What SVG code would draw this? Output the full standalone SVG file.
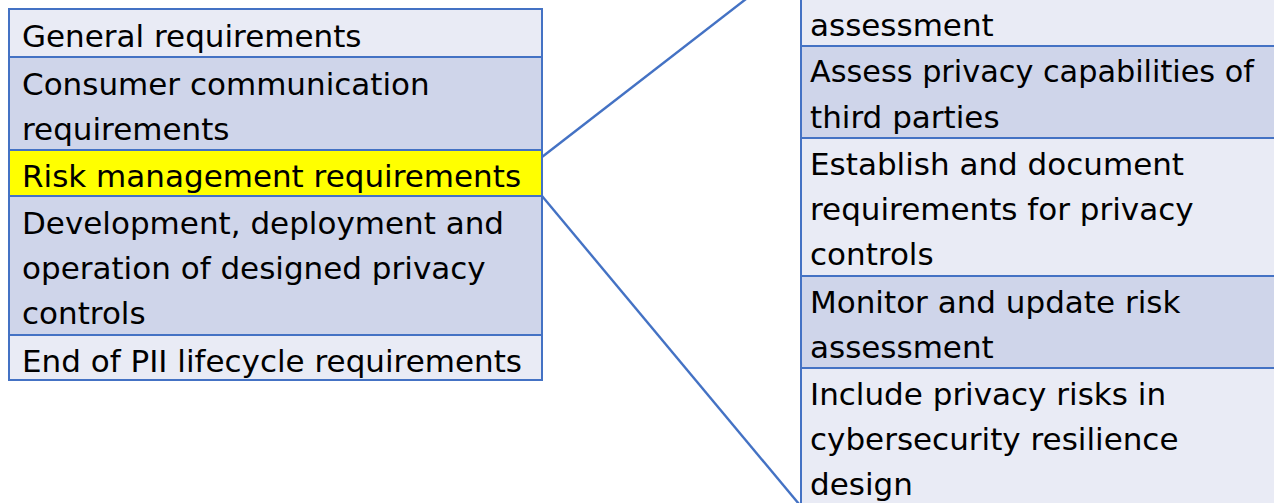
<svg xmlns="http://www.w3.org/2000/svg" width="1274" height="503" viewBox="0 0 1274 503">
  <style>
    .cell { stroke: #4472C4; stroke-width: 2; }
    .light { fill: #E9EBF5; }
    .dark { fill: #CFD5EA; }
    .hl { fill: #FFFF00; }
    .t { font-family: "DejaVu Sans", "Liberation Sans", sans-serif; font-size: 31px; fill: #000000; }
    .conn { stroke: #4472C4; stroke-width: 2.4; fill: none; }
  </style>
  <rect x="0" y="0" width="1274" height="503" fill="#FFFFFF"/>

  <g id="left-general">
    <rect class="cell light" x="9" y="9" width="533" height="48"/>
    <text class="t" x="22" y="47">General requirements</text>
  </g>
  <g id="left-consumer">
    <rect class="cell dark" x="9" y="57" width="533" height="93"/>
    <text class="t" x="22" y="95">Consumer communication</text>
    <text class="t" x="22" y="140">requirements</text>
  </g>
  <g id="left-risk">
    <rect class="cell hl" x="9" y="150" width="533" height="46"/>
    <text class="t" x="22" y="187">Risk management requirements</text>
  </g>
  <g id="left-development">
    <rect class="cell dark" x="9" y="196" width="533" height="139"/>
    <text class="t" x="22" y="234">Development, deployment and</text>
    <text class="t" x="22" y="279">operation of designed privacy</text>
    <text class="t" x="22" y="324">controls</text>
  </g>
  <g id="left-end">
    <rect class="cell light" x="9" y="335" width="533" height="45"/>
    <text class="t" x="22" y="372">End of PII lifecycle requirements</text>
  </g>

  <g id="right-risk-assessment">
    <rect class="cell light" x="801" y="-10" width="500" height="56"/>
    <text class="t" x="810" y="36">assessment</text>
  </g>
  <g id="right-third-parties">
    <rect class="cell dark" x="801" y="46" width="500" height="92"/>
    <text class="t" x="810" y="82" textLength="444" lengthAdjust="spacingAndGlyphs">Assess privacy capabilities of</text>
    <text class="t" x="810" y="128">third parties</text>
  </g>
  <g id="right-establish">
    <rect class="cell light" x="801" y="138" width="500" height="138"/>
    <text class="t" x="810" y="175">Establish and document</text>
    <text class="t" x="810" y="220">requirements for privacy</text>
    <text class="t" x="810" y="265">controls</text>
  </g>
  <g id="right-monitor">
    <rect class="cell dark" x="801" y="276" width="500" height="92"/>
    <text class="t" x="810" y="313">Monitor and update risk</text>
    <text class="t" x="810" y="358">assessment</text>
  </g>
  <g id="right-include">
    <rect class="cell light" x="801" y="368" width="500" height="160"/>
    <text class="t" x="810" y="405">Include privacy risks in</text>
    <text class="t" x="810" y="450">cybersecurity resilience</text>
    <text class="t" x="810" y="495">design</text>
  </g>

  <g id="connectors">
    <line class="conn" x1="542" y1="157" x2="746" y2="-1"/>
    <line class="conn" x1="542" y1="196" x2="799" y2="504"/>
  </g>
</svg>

○ ○ ○ ○

*Exercise directions:* Transcribe the preceding listing in its entirety and with exact wording, leaving out pictures.

*Full output:*
What SVG code would draw this? Output the full standalone SVG file.
<svg xmlns="http://www.w3.org/2000/svg" width="1274" height="503" viewBox="0 0 1274 503">
  <style>
    .cell { stroke: #4472C4; stroke-width: 2; }
    .light { fill: #E9EBF5; }
    .dark { fill: #CFD5EA; }
    .hl { fill: #FFFF00; }
    .t { font-family: "DejaVu Sans", "Liberation Sans", sans-serif; font-size: 31px; fill: #000000; }
    .conn { stroke: #4472C4; stroke-width: 2.4; fill: none; }
  </style>
  <rect x="0" y="0" width="1274" height="503" fill="#FFFFFF"/>

  <g id="left-general">
    <rect class="cell light" x="9" y="9" width="533" height="48"/>
    <text class="t" x="22" y="47">General requirements</text>
  </g>
  <g id="left-consumer">
    <rect class="cell dark" x="9" y="57" width="533" height="93"/>
    <text class="t" x="22" y="95">Consumer communication</text>
    <text class="t" x="22" y="140">requirements</text>
  </g>
  <g id="left-risk">
    <rect class="cell hl" x="9" y="150" width="533" height="46"/>
    <text class="t" x="22" y="187">Risk management requirements</text>
  </g>
  <g id="left-development">
    <rect class="cell dark" x="9" y="196" width="533" height="139"/>
    <text class="t" x="22" y="234">Development, deployment and</text>
    <text class="t" x="22" y="279">operation of designed privacy</text>
    <text class="t" x="22" y="324">controls</text>
  </g>
  <g id="left-end">
    <rect class="cell light" x="9" y="335" width="533" height="45"/>
    <text class="t" x="22" y="372">End of PII lifecycle requirements</text>
  </g>

  <g id="right-risk-assessment">
    <rect class="cell light" x="801" y="-10" width="500" height="56"/>
    <text class="t" x="810" y="36">assessment</text>
  </g>
  <g id="right-third-parties">
    <rect class="cell dark" x="801" y="46" width="500" height="92"/>
    <text class="t" x="810" y="82" textLength="444" lengthAdjust="spacingAndGlyphs">Assess privacy capabilities of</text>
    <text class="t" x="810" y="128">third parties</text>
  </g>
  <g id="right-establish">
    <rect class="cell light" x="801" y="138" width="500" height="138"/>
    <text class="t" x="810" y="175">Establish and document</text>
    <text class="t" x="810" y="220">requirements for privacy</text>
    <text class="t" x="810" y="265">controls</text>
  </g>
  <g id="right-monitor">
    <rect class="cell dark" x="801" y="276" width="500" height="92"/>
    <text class="t" x="810" y="313">Monitor and update risk</text>
    <text class="t" x="810" y="358">assessment</text>
  </g>
  <g id="right-include">
    <rect class="cell light" x="801" y="368" width="500" height="160"/>
    <text class="t" x="810" y="405">Include privacy risks in</text>
    <text class="t" x="810" y="450">cybersecurity resilience</text>
    <text class="t" x="810" y="495">design</text>
  </g>

  <g id="connectors">
    <line class="conn" x1="542" y1="157" x2="746" y2="-1"/>
    <line class="conn" x1="542" y1="196" x2="799" y2="504"/>
  </g>
</svg>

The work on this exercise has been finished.